Even when he had the One Ring, he was not able to fully defeat the Elves and once the Numenoreans joined in he was pushed out of Eriador. When Ar-Pharazon challenged him, his army abandoned him. When the Last Alliance arose, he lost again.

It was only once Arnor was gone and Gondor waning and the Elves fading in the Third Age that he had a chance of conquering Middle Earth (and even then he had help from Saruman’s treachery). Sauron also did not really create new evil beings in the way Morgoth did.

He did have great skill in corrupting the work of others though. Because Celebrimbor used his help, he was able to pervert the Rings of Power. He captured a Palantir and made all of them dangerous to use whilst he held one. He turned the Watchers in Cirith Ungol from serving Gondor to serving him.

Gandalf even says that Sauron is not the true evil, only its emissary.
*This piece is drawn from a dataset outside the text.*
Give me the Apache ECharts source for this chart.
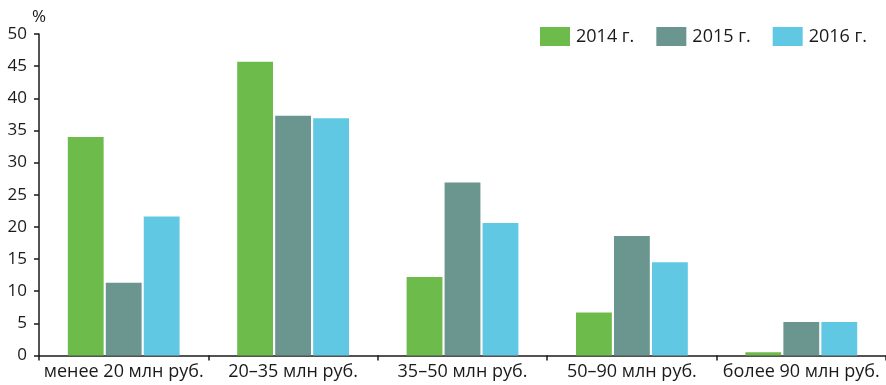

Still, without Gandalf’s help and Eru’s interventions, Sauron would have defeated the West, the Elves would have abandoned Middle Earth and all would have fallen to Sauron’s rule which would probably have continued forever.

Whereas Morgoth, according to Tolkien, would probably have gone into a nihilist rage and destroyed anything and everything. Tolkien does say that Morgoth fell and lost a lot of power over time so that by the end, he was in a sense weaker than Sauron.

Morgoth lost the ability to shed his physical form and was trapped in the shape of a tall, giant Dark Lord. Sauron too lost some powers but as long as the One Ring existed, he could never really be killed. If he had regained the Ring, he would have been unbeatable.


So, as you can see from all this, Morgoth was much stronger than Sauron in his beginnings, but his power diminished by his end, and in that time, Sauron was probably stronger then Morgoth.

Also, if Sauron regained the One Ring, he would be unstopable.

Still, our bet is on Morgoth, and if we take his first, real form Melkor in the equation, then we don’t even have anything to speak about here. Melkor is in our opinion the third most powerful character in Middle-earth.